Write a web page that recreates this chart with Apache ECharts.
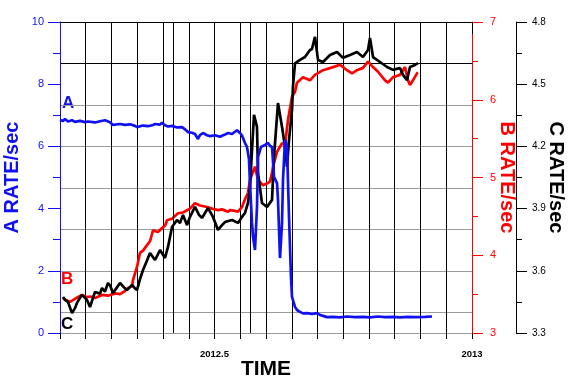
<!DOCTYPE html>
<html>
<head>
<meta charset="utf-8">
<script src="https://cdn.jsdelivr.net/npm/echarts@6/dist/echarts.min.js"></script>
<style>html,body{margin:0;padding:0;background:#fff;}#c{width:570px;height:382px;}</style>
</head>
<body>
<div id="c"></div>
<script>
// Time axis (decimal years)
var timeMin = 2012.2, timeMax = 2013.0;
var timeLabels = [2012.5, 2013];
var eventTimes = [2012.4205, 2012.5698];

// Series A (left axis, counts/sec)
var seriesA = [
[2012.2000,6.85],[2012.2058,6.82],[2012.2097,6.88],[2012.2155,6.80],[2012.2233,6.84],[2012.2291,6.79],[2012.2388,6.82],[2012.2485,6.78],[2012.2544,6.80],[2012.2680,6.77],[2012.2777,6.81],[2012.2874,6.84],[2012.2971,6.78],[2012.3029,6.69],[2012.3165,6.72],[2012.3262,6.69],[2012.3359,6.71],[2012.3456,6.66],[2012.3495,6.62],[2012.3612,6.67],[2012.3709,6.65],[2012.3806,6.69],[2012.3845,6.72],[2012.3942,6.70],[2012.3981,6.76],[2012.4039,6.68],[2012.4097,6.64],[2012.4175,6.66],[2012.4272,6.61],[2012.4369,6.62],[2012.4427,6.55],[2012.4485,6.46],[2012.4563,6.44],[2012.4621,6.40],[2012.4680,6.24],[2012.4718,6.36],[2012.4777,6.43],[2012.4854,6.36],[2012.4913,6.33],[2012.5010,6.36],[2012.5107,6.31],[2012.5146,6.34],[2012.5204,6.38],[2012.5262,6.43],[2012.5340,6.40],[2012.5437,6.52],[2012.5495,6.43],[2012.5534,6.35],[2012.5592,6.11],[2012.5631,5.98],[2012.5650,5.95],[2012.5669,5.60],[2012.5689,4.82],[2012.5728,3.54],[2012.5748,3.09],[2012.5786,2.67],[2012.5825,4.05],[2012.5845,5.66],[2012.5903,5.98],[2012.5981,6.05],[2012.6039,6.11],[2012.6078,6.02],[2012.6117,5.98],[2012.6155,5.02],[2012.6214,4.82],[2012.6233,4.28],[2012.6272,2.41],[2012.6311,3.54],[2012.6330,4.92],[2012.6369,6.21],[2012.6408,5.98],[2012.6447,3.73],[2012.6485,1.80],[2012.6505,1.16],[2012.6563,0.84],[2012.6602,0.74],[2012.6660,0.68],[2012.6718,0.63],[2012.6796,0.64],[2012.6893,0.61],[2012.6990,0.64],[2012.7049,0.58],[2012.7107,0.55],[2012.7184,0.51],[2012.7301,0.52],[2012.7437,0.50],[2012.7573,0.53],[2012.7728,0.51],[2012.7883,0.52],[2012.8019,0.50],[2012.8175,0.53],[2012.8311,0.51],[2012.8466,0.52],[2012.8602,0.50],[2012.8757,0.52],[2012.8893,0.51],[2012.9087,0.52],[2012.9223,0.53]
];

// Series B (red axis)
var seriesB = [
[2012.2058,3.45],[2012.2097,3.43],[2012.2194,3.40],[2012.2291,3.44],[2012.2427,3.49],[2012.2524,3.46],[2012.2583,3.47],[2012.2680,3.45],[2012.2816,3.49],[2012.2932,3.48],[2012.3068,3.51],[2012.3165,3.50],[2012.3262,3.54],[2012.3320,3.58],[2012.3398,3.60],[2012.3417,3.68],[2012.3495,3.85],[2012.3553,4.03],[2012.3612,4.06],[2012.3689,4.13],[2012.3748,4.18],[2012.3806,4.32],[2012.3903,4.30],[2012.3981,4.35],[2012.4039,4.38],[2012.4078,4.45],[2012.4175,4.47],[2012.4291,4.54],[2012.4388,4.55],[2012.4524,4.60],[2012.4621,4.67],[2012.4718,4.64],[2012.4854,4.62],[2012.4951,4.60],[2012.5068,4.58],[2012.5146,4.59],[2012.5262,4.56],[2012.5301,4.58],[2012.5398,4.57],[2012.5456,4.56],[2012.5534,4.62],[2012.5592,4.72],[2012.5650,4.80],[2012.5689,4.97],[2012.5786,5.14],[2012.5845,4.97],[2012.5942,4.90],[2012.6039,4.93],[2012.6078,4.95],[2012.6117,5.06],[2012.6136,5.14],[2012.6214,5.33],[2012.6311,5.44],[2012.6369,5.42],[2012.6427,5.74],[2012.6505,6.04],[2012.6563,6.10],[2012.6602,6.22],[2012.6718,6.29],[2012.6854,6.25],[2012.6951,6.32],[2012.7107,6.38],[2012.7301,6.42],[2012.7437,6.45],[2012.7573,6.38],[2012.7670,6.34],[2012.7767,6.38],[2012.7883,6.41],[2012.7981,6.49],[2012.8078,6.42],[2012.8175,6.36],[2012.8311,6.25],[2012.8369,6.22],[2012.8466,6.29],[2012.8602,6.32],[2012.8699,6.42],[2012.8757,6.25],[2012.8796,6.19],[2012.8854,6.25],[2012.8932,6.34],[2012.8951,6.35]
];

// Series C (black axis)
var seriesC = [
[2012.2058,3.474],[2012.2097,3.46],[2012.2155,3.45],[2012.2233,3.396],[2012.2291,3.42],[2012.2330,3.445],[2012.2388,3.47],[2012.2427,3.483],[2012.2485,3.47],[2012.2524,3.459],[2012.2583,3.425],[2012.2641,3.47],[2012.2680,3.498],[2012.2777,3.49],[2012.2816,3.517],[2012.2874,3.50],[2012.2932,3.541],[2012.2971,3.53],[2012.3029,3.493],[2012.3107,3.52],[2012.3165,3.541],[2012.3243,3.52],[2012.3301,3.507],[2012.3398,3.532],[2012.3456,3.515],[2012.3495,3.507],[2012.3553,3.56],[2012.3612,3.604],[2012.3689,3.65],[2012.3748,3.686],[2012.3845,3.652],[2012.3942,3.70],[2012.4039,3.662],[2012.4097,3.715],[2012.4175,3.811],[2012.4272,3.845],[2012.4330,3.83],[2012.4388,3.869],[2012.4466,3.821],[2012.4524,3.86],[2012.4621,3.908],[2012.4699,3.87],[2012.4757,3.855],[2012.4874,3.903],[2012.4971,3.86],[2012.5068,3.797],[2012.5146,3.82],[2012.5204,3.835],[2012.5340,3.845],[2012.5456,3.831],[2012.5534,3.86],[2012.5592,3.879],[2012.5650,3.927],[2012.5689,4.00],[2012.5728,4.183],[2012.5767,4.352],[2012.5825,4.294],[2012.5845,4.072],[2012.5922,3.927],[2012.6019,3.908],[2012.6117,3.942],[2012.6155,4.149],[2012.6233,4.409],[2012.6311,4.294],[2012.6369,4.197],[2012.6408,4.101],[2012.6447,4.231],[2012.6505,4.376],[2012.6524,4.49],[2012.6563,4.60],[2012.6660,4.617],[2012.6757,4.631],[2012.6854,4.665],[2012.6893,4.67],[2012.6951,4.728],[2012.7010,4.617],[2012.7107,4.607],[2012.7243,4.641],[2012.7379,4.655],[2012.7495,4.627],[2012.7631,4.641],[2012.7767,4.655],[2012.7883,4.631],[2012.7981,4.665],[2012.8019,4.723],[2012.8078,4.631],[2012.8214,4.607],[2012.8350,4.583],[2012.8466,4.569],[2012.8602,4.578],[2012.8660,4.545],[2012.8738,4.520],[2012.8796,4.583],[2012.8893,4.593],[2012.8951,4.602]
];

var chart = echarts.init(document.getElementById('c'), null, {renderer: 'canvas'});
var FONT = 'Liberation Sans, Arial, sans-serif';
var BLUE = '#1010f0', RED = '#ff0000', BLACK = '#000000', GRAY = '#9a9a9a';

function near(v, arr) { for (var i = 0; i < arr.length; i++) if (Math.abs(v - arr[i]) < 1e-6) return true; return false; }

var option = {
  animation: false,
  backgroundColor: '#ffffff',
  grid: {left: 60, right: 98, top: 22, bottom: 49, containLabel: false, outerBoundsMode: 'none'},
  xAxis: [{
    type: 'value', min: timeMin, max: timeMax, interval: 0.05,
    name: 'TIME', nameLocation: 'middle', nameGap: 26, nameMoveOverlap: false,
    nameTextStyle: {fontFamily: FONT, fontSize: 21, fontWeight: 'bold', color: '#000'},
    axisLine: {lineStyle: {color: GRAY, width: 1}},
    axisTick: {length: 6, lineStyle: {color: '#000'}},
    axisLabel: {show: false},
    splitLine: {show: true, lineStyle: {color: '#000', width: 1}}
  }, {
    type: 'value', min: timeMin, max: timeMax, position: 'bottom',
    axisLine: {show: false},
    axisTick: {show: true, customValues: timeLabels, length: 12, lineStyle: {color: '#000'}},
    axisLabel: {show: true, customValues: timeLabels, margin: 16, color: '#000', fontFamily: FONT, fontSize: 9.5, fontWeight: 'bold',
      formatter: function (v) { return near(v, timeLabels) ? String(Math.round(v * 10) / 10) : ''; }},
    splitLine: {show: false}
  }, {
    type: 'value', min: timeMin, max: timeMax, position: 'top',
    axisLine: {show: true, lineStyle: {color: '#000'}}, axisTick: {show: false}, axisLabel: {show: false}, splitLine: {show: false}
  }],
  yAxis: [{
    type: 'value', min: 0, max: 10, interval: 2, position: 'left',
    name: 'A RATE/sec', nameLocation: 'middle', nameGap: 38, nameRotate: 90, nameMoveOverlap: false,
    nameTextStyle: {fontFamily: FONT, fontSize: 20, fontWeight: 'bold', color: BLUE},
    axisLine: {show: true, lineStyle: {color: BLUE}},
    axisTick: {show: true, length: 12, lineStyle: {color: BLUE}},
    minorTick: {show: true, splitNumber: 2, length: 7, lineStyle: {color: BLUE}},
    axisLabel: {margin: 16, color: BLUE, fontFamily: FONT, fontSize: 11},
    splitLine: {show: false}, minorSplitLine: {show: false}
  }, {
    type: 'value', min: 3, max: 7, interval: 1, position: 'right',
    name: 'B RATE/sec', nameLocation: 'middle', nameGap: 25, nameRotate: -90, nameMoveOverlap: false,
    nameTextStyle: {fontFamily: FONT, fontSize: 20, fontWeight: 'bold', color: RED},
    axisLine: {show: true, lineStyle: {color: RED}},
    axisTick: {show: true, length: 11, lineStyle: {color: RED}},
    minorTick: {show: true, splitNumber: 2, length: 6, lineStyle: {color: RED}},
    axisLabel: {margin: 18, color: RED, fontFamily: FONT, fontSize: 11},
    splitLine: {show: false}
  }, {
    type: 'value', min: 3.3, max: 4.8, interval: 0.3, position: 'right', offset: 44,
    name: 'C RATE/sec', nameLocation: 'middle', nameGap: 30, nameRotate: -90, nameMoveOverlap: false,
    nameTextStyle: {fontFamily: FONT, fontSize: 20, fontWeight: 'bold', color: BLACK},
    axisLine: {show: true, lineStyle: {color: BLACK}},
    axisTick: {show: true, length: 11, lineStyle: {color: BLACK}},
    minorTick: {show: true, splitNumber: 2, length: 6, lineStyle: {color: BLACK}},
    axisLabel: {margin: 16, color: BLACK, fontFamily: FONT, fontSize: 10,
      formatter: function (v) { return v.toFixed(1); }},
    splitLine: {show: false}
  }, {
    // hidden axis for horizontal grid lines (C = 4.6, 4.4, ... 3.4)
    type: 'value', min: 0, max: 1.5, interval: 0.2, inverse: true, position: 'left',
    axisLine: {show: false}, axisTick: {show: false}, axisLabel: {show: false},
    splitLine: {show: true, lineStyle: {color: ['#000', '#000', GRAY, GRAY, GRAY, GRAY, GRAY, GRAY], width: 1}}
  }],
  series: [{
    name: 'B', type: 'line', xAxisIndex: 0, yAxisIndex: 1, data: seriesB, showSymbol: false, symbol: 'none',
    lineStyle: {color: RED, width: 2.7}, z: 3
  }, {
    name: 'C', type: 'line', xAxisIndex: 0, yAxisIndex: 2, data: seriesC, showSymbol: false, symbol: 'none',
    lineStyle: {color: BLACK, width: 2.7}, z: 4,
    markLine: {silent: true, symbol: ['none', 'none'], label: {show: false},
      lineStyle: {color: '#000', width: 1, type: 'solid'},
      data: eventTimes.map(function (t) { return {xAxis: t}; })}
  }, {
    name: 'A', type: 'line', xAxisIndex: 0, yAxisIndex: 0, data: seriesA, showSymbol: false, symbol: 'none',
    lineStyle: {color: BLUE, width: 2.7}, z: 5
  }],
  graphic: [
    {type: 'text', left: 62, top: 95, style: {text: 'A', fill: BLUE, font: 'bold 17px ' + FONT}},
    {type: 'text', left: 61, top: 271, style: {text: 'B', fill: RED, font: 'bold 17px ' + FONT}},
    {type: 'text', left: 61, top: 316, style: {text: 'C', fill: BLACK, font: 'bold 17px ' + FONT}}
  ]
};
chart.setOption(option);
</script>
</body>
</html>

Requirements:
Repeat exactly and only the lines from the start of the data above through the line that holds "var eventTimes = [2012.4205, 2012.5698];", inclusive. Pictures do not belong in the copy.

Task output:
Write a web page that recreates this chart with Apache ECharts.
<!DOCTYPE html>
<html>
<head>
<meta charset="utf-8">
<script src="https://cdn.jsdelivr.net/npm/echarts@6/dist/echarts.min.js"></script>
<style>html,body{margin:0;padding:0;background:#fff;}#c{width:570px;height:382px;}</style>
</head>
<body>
<div id="c"></div>
<script>
// Time axis (decimal years)
var timeMin = 2012.2, timeMax = 2013.0;
var timeLabels = [2012.5, 2013];
var eventTimes = [2012.4205, 2012.5698];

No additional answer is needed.